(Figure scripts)
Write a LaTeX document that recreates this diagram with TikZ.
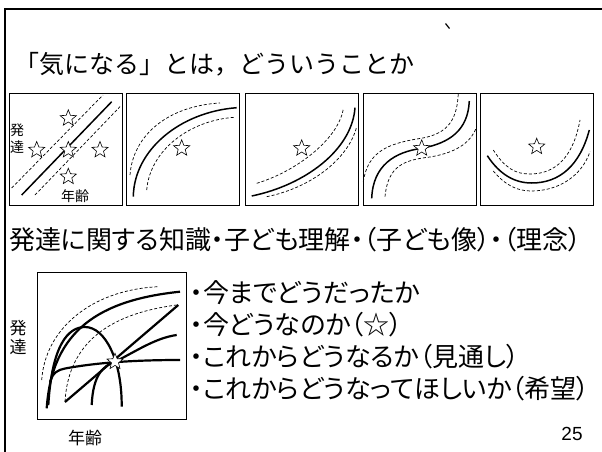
\documentclass[tikz,border=0pt]{standalone}
\usepackage{fontspec}
\setmainfont{Noto Sans CJK JP}
\newfontfamily\pfont{Noto Sans CJK JP}[RawFeature=+palt]
\newfontfamily\numfont{Liberation Sans}
\usetikzlibrary{shapes.geometric}
\tikzstyle{panel}=[rectangle, draw, line width=0.8pt, minimum width=113pt, minimum height=112pt, inner sep=0pt]
\tikzstyle{bigpanel}=[rectangle, draw, line width=0.8pt, minimum width=149pt, minimum height=147pt, inner sep=0pt]
\tikzstyle{starmark}=[star, star points=5, star point ratio=2.3, draw, fill=white, line width=0.6pt, minimum size=17pt, inner sep=0pt]
\tikzstyle{curve}=[line width=1.5pt]
\tikzstyle{boldcurve}=[line width=2.2pt]
\tikzstyle{dcurve}=[line width=0.7pt, dash pattern=on 3pt off 2pt]
\tikzstyle{titletext}=[inner sep=0pt, anchor=west, font=\fontsize{25}{30}\selectfont]
\tikzstyle{bodytext}=[inner sep=0pt, anchor=west, font=\pfont\fontsize{26}{30}\selectfont]
\tikzstyle{listtext}=[inner sep=0pt, anchor=west, font=\pfont\fontsize{26}{30}\selectfont]
\tikzstyle{smalltext}=[inner sep=0pt, align=center, font=\fontsize{14}{17}\selectfont]
\tikzstyle{axistext}=[inner sep=0pt, align=center, font=\fontsize{17}{19}\selectfont]

\begin{document}
\begin{tikzpicture}[x=1pt,y=-1pt]
\useasboundingbox (0,0) rectangle (602,452);

% frame of the slide
\draw[line width=2pt] (602,9) -- (5,9) -- (5,452);
\draw[line width=1.2pt] (445.5,23.5) -- (449.5,28.5);

\node[titletext] (title) at (14,64) {「気になる」とは，どういうことか};

% five small panels
\node[panel] (q1) at (66,149) {};
\node[panel] (q2) at (182.5,149) {};
\node[panel] (q3) at (302,149) {};
\node[panel] (q4) at (420,149) {};
\node[panel] (q5) at (537,149) {};

% panel 1
\draw[dcurve] (11.7,188) -- (103,95);
\draw[curve] (21.7,195) -- (111.7,101.7);
\draw[dcurve] (35,195) -- (120,106.7);
\node[starmark] (s11) at (68.3,118.3) {};
\node[starmark] (s12) at (36.7,150) {};
\node[starmark] (s13) at (68.3,150) {};
\node[starmark] (s14) at (100,150) {};
\node[starmark] (s15) at (68.3,176.7) {};
\node[smalltext] (dev1) at (17,139) {発\\達};
\node[smalltext] (age1) at (75,196) {年齢};

% panel 2
\draw[dcurve] (130,175) .. controls (133,135) and (168,106) .. (220,103);
\draw[curve] (133.3,196.7) .. controls (134,150) and (180,112) .. (236.7,107.7);
\draw[dcurve] (146.7,190) .. controls (150,150) and (190,120) .. (235,117.3);
\node[starmark] (s2) at (181.7,148.3) {};

% panel 3
\draw[dcurve] (256.7,183.3) .. controls (295,172) and (338,140) .. (343.3,109);
\draw[curve] (251.7,196) .. controls (305,185) and (352,150) .. (355,107.7);
\draw[dcurve] (266.7,196.7) .. controls (310,188) and (348,160) .. (356.7,126.7);
\node[starmark] (s3) at (301.7,148.3) {};

% panel 4
\draw[dcurve] (363.3,181.7) .. controls (368,150) and (390,143) .. (423,138)
  .. controls (448,133) and (457,120) .. (458.3,93.3);
\draw[curve] (371.7,198.3) .. controls (373,165) and (395,152) .. (421.7,148.3)
  .. controls (450,143) and (468,130) .. (469.3,101);
\draw[dcurve] (385,196.7) .. controls (388,165) and (405,160) .. (430,157)
  .. controls (460,152) and (472,140) .. (476.7,126.7);
\node[starmark] (s4) at (421.7,148.3) {};

% panel 5
\draw[dcurve] (493.3,150) .. controls (505,168) and (515,174) .. (530,174)
  .. controls (555,174) and (573,158) .. (580,120);
\draw[curve] (487.3,155.7) .. controls (500,175) and (515,183) .. (531.7,183)
  .. controls (560,183) and (580,165) .. (589.3,130);
\draw[dcurve] (493.3,171) .. controls (505,185) and (517,191) .. (531,191)
  .. controls (560,191) and (582,175) .. (590,151.7);
\node[starmark] (s5) at (536.7,146.7) {};

\node[bodytext] (know) at (9,240) {発達に関する知識・子ども理解・（子ども像）・（理念）};

% large panel
\node[bigpanel] (big) at (111.5,345.5) {};
\draw[dcurve] (41.7,380) .. controls (45,330) and (90,290) .. (158.3,286.7);
\draw[boldcurve] (46.7,408.3) .. controls (52,330) and (100,300) .. (180,291.7);
\draw[boldcurve] (48.3,405) .. controls (52,345) and (68,327) .. (85,327)
  .. controls (105,327) and (122,360) .. (121.7,406.7);
\draw[dcurve] (65,401.7) .. controls (68,350) and (100,315) .. (176.7,305);
\draw[boldcurve] (65,402) -- (178.3,305);
\draw[boldcurve] (91.7,405) .. controls (93,375) and (103,366) .. (115,361.7)
  .. controls (135,352) and (155,338) .. (176.7,335);
\draw[boldcurve] (50,382) .. controls (53,372) and (58,370) .. (65,368.5)
  .. controls (100,362) and (140,360) .. (180,360);
\node[starmark] (snow) at (115,361.7) {};
\node[axistext] (dev) at (18,337) {発\\達};
\node[axistext] (age) at (85,438) {年齢};

% list on the right
\node[listtext] (b1) at (190,293) {・今までどうだったか};
\node[listtext] (b2) at (190,325) {・今どうなのか（☆）};
\node[listtext] (b3) at (190,357) {・これからどうなるか（見通し）};
\node[listtext] (b4) at (190,389) {・これからどうなってほしいか（希望）};

\node[inner sep=0pt, font=\numfont\fontsize{19}{22}\selectfont] (page) at (572,434) {25};
\end{tikzpicture}
\end{document}
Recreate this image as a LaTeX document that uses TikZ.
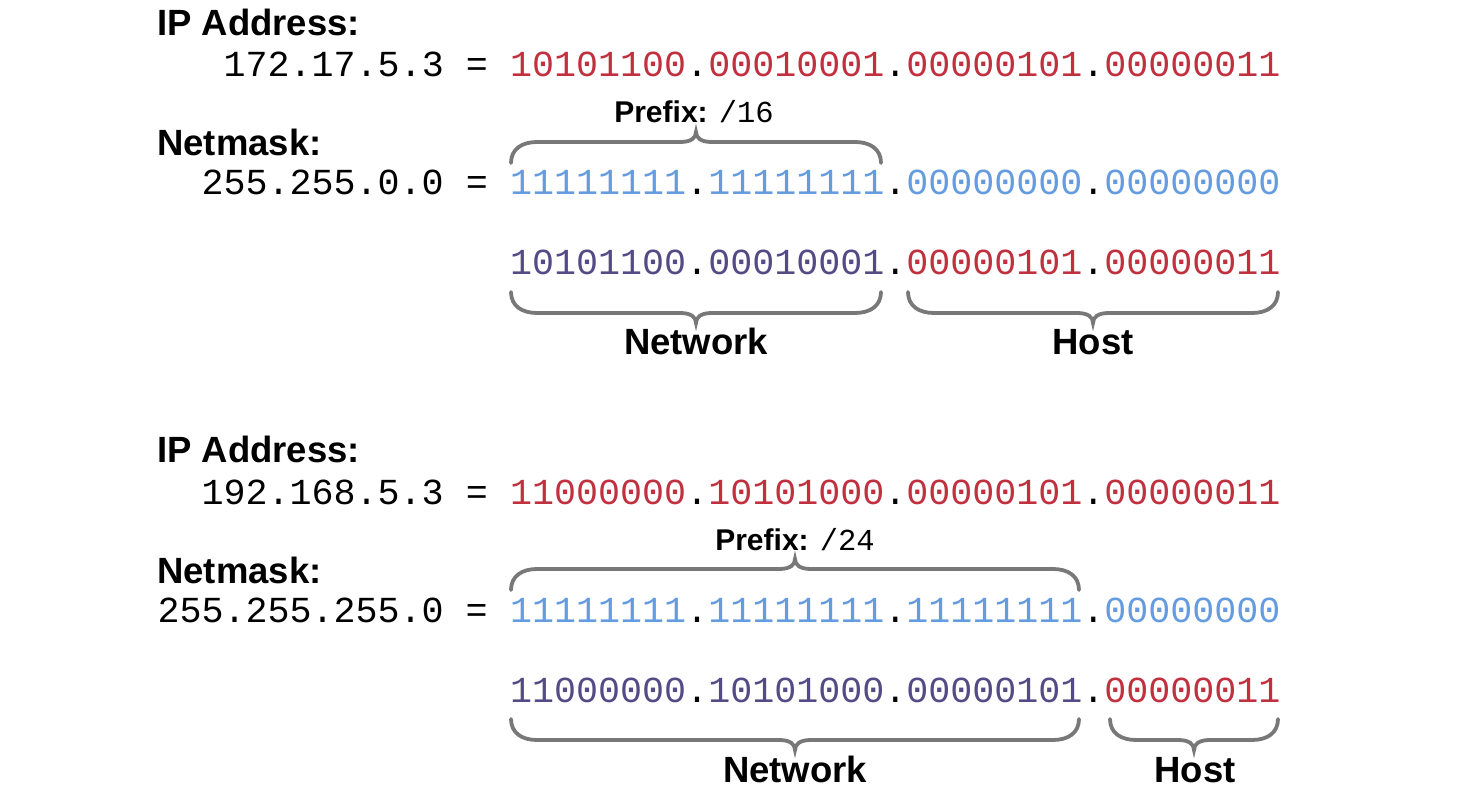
\documentclass[tikz,border=0pt]{standalone}
\usepackage{fontspec}
\setmainfont{Liberation Sans}
\setmonofont{Liberation Mono}
\definecolor{ipred}{HTML}{C1303F}
\definecolor{ipblue}{HTML}{659CE0}
\definecolor{ippurple}{HTML}{544A85}
\definecolor{bracegray}{HTML}{787878}
\newcommand\ipR[1]{\textcolor{ipred}{#1}}
\newcommand\ipB[1]{\textcolor{ipblue}{#1}}
\newcommand\ipP[1]{\textcolor{ippurple}{#1}}
% brace opening downward (over text): x1, x2, y of ends
\newcommand\OverBrace[3]{%
  \pgfmathsetmacro\bm{(#1+#2)/2}%
  \draw[bracestyle] (#1,#3) .. controls (#1,#3-14) and (#1+11,#3-21) .. (#1+26,#3-21)
    -- (\bm-16,#3-21) .. controls (\bm-5,#3-21) and (\bm,#3-25) .. (\bm,#3-31)
    .. controls (\bm,#3-25) and (\bm+5,#3-21) .. (\bm+16,#3-21)
    -- (#2-26,#3-21) .. controls (#2-11,#3-21) and (#2,#3-14) .. (#2,#3);}
% brace opening upward (under text)
\newcommand\UnderBrace[3]{%
  \pgfmathsetmacro\bm{(#1+#2)/2}%
  \draw[bracestyle] (#1,#3) .. controls (#1,#3+14) and (#1+11,#3+21) .. (#1+26,#3+21)
    -- (\bm-16,#3+21) .. controls (\bm-5,#3+21) and (\bm,#3+25) .. (\bm,#3+31)
    .. controls (\bm,#3+25) and (\bm+5,#3+21) .. (\bm+16,#3+21)
    -- (#2-26,#3+21) .. controls (#2-11,#3+21) and (#2,#3+14) .. (#2,#3);}
\tikzset{
  lab/.style={inner sep=0pt, font=\bfseries\fontsize{36.5}{40}\selectfont},
  smalllab/.style={inner sep=0pt, font=\fontsize{30}{32}\selectfont},
  mono/.style={inner sep=0pt, font=\ttfamily\fontsize{36.67}{40}\selectfont},
  bracestyle/.style={draw=bracegray, line width=3.8pt, line cap=round},
}
\begin{document}
\begin{tikzpicture}[x=1pt,y=-1pt]
\useasboundingbox (0,0) rectangle (1481,791);
% ---------- block 1 ----------
\node[lab, anchor=base west] (ipl1) at (157,36) {IP Address:};
\node[mono, anchor=base east] (ipd1) at (488,77) {172.17.5.3 =};
\node[mono, anchor=base west] (ipb1) at (510,77) {\ipR{10101100}.\ipR{00010001}.\ipR{00000101}.\ipR{00000011}};
\node[smalllab, anchor=base] (pre1) at (694,123) {\textbf{Prefix:} {\ttfamily\fontsize{30.5}{32}\selectfont/16}};
\node[lab, anchor=base west] (nml1) at (157,156) {Netmask:};
\node[mono, anchor=base east] (nmd1) at (488,195) {255.255.0.0 =};
\node[mono, anchor=base west] (nmb1) at (510,195) {\ipB{11111111}.\ipB{11111111}.\ipB{00000000}.\ipB{00000000}};
\node[mono, anchor=base west] (res1) at (510,275) {\ipP{10101100}.\ipP{00010001}.\ipR{00000101}.\ipR{00000011}};
\node[lab, anchor=base] (net1) at (696,355) {Network};
\node[lab, anchor=base] (host1) at (1093,355) {Host};
\OverBrace{511}{881}{163}
\UnderBrace{511}{881}{292}
\UnderBrace{908}{1278}{292}
% ---------- block 2 ----------
\node[lab, anchor=base west] (ipl2) at (157,463) {IP Address:};
\node[mono, anchor=base east] (ipd2) at (488,504) {192.168.5.3 =};
\node[mono, anchor=base west] (ipb2) at (510,504) {\ipR{11000000}.\ipR{10101000}.\ipR{00000101}.\ipR{00000011}};
\node[smalllab, anchor=base] (pre2) at (795,550) {\textbf{Prefix:} {\ttfamily\fontsize{30.5}{32}\selectfont/24}};
\node[lab, anchor=base west] (nml2) at (157,583) {Netmask:};
\node[mono, anchor=base east] (nmd2) at (488,622) {255.255.255.0 =};
\node[mono, anchor=base west] (nmb2) at (510,622) {\ipB{11111111}.\ipB{11111111}.\ipB{11111111}.\ipB{00000000}};
\node[mono, anchor=base west] (res2) at (510,702) {\ipP{11000000}.\ipP{10101000}.\ipP{00000101}.\ipR{00000011}};
\node[lab, anchor=base] (net2) at (795,782) {Network};
\node[lab, anchor=base] (host2) at (1195,782) {Host};
\OverBrace{511}{1079}{590}
\UnderBrace{511}{1079}{719}
\UnderBrace{1110}{1278}{719}
\end{tikzpicture}
\end{document}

(What the task requires): The lines from the start of the data through the line that contains "(q5) at (537,149)" are to be returned exactly, please, with both ends included and every picture left out.

(Result of the task):
Write a LaTeX document that recreates this diagram with TikZ.
\documentclass[tikz,border=0pt]{standalone}
\usepackage{fontspec}
\setmainfont{Noto Sans CJK JP}
\newfontfamily\pfont{Noto Sans CJK JP}[RawFeature=+palt]
\newfontfamily\numfont{Liberation Sans}
\usetikzlibrary{shapes.geometric}
\tikzstyle{panel}=[rectangle, draw, line width=0.8pt, minimum width=113pt, minimum height=112pt, inner sep=0pt]
\tikzstyle{bigpanel}=[rectangle, draw, line width=0.8pt, minimum width=149pt, minimum height=147pt, inner sep=0pt]
\tikzstyle{starmark}=[star, star points=5, star point ratio=2.3, draw, fill=white, line width=0.6pt, minimum size=17pt, inner sep=0pt]
\tikzstyle{curve}=[line width=1.5pt]
\tikzstyle{boldcurve}=[line width=2.2pt]
\tikzstyle{dcurve}=[line width=0.7pt, dash pattern=on 3pt off 2pt]
\tikzstyle{titletext}=[inner sep=0pt, anchor=west, font=\fontsize{25}{30}\selectfont]
\tikzstyle{bodytext}=[inner sep=0pt, anchor=west, font=\pfont\fontsize{26}{30}\selectfont]
\tikzstyle{listtext}=[inner sep=0pt, anchor=west, font=\pfont\fontsize{26}{30}\selectfont]
\tikzstyle{smalltext}=[inner sep=0pt, align=center, font=\fontsize{14}{17}\selectfont]
\tikzstyle{axistext}=[inner sep=0pt, align=center, font=\fontsize{17}{19}\selectfont]

\begin{document}
\begin{tikzpicture}[x=1pt,y=-1pt]
\useasboundingbox (0,0) rectangle (602,452);

% frame of the slide
\draw[line width=2pt] (602,9) -- (5,9) -- (5,452);
\draw[line width=1.2pt] (445.5,23.5) -- (449.5,28.5);

\node[titletext] (title) at (14,64) {「気になる」とは，どういうことか};

% five small panels
\node[panel] (q1) at (66,149) {};
\node[panel] (q2) at (182.5,149) {};
\node[panel] (q3) at (302,149) {};
\node[panel] (q4) at (420,149) {};
\node[panel] (q5) at (537,149) {};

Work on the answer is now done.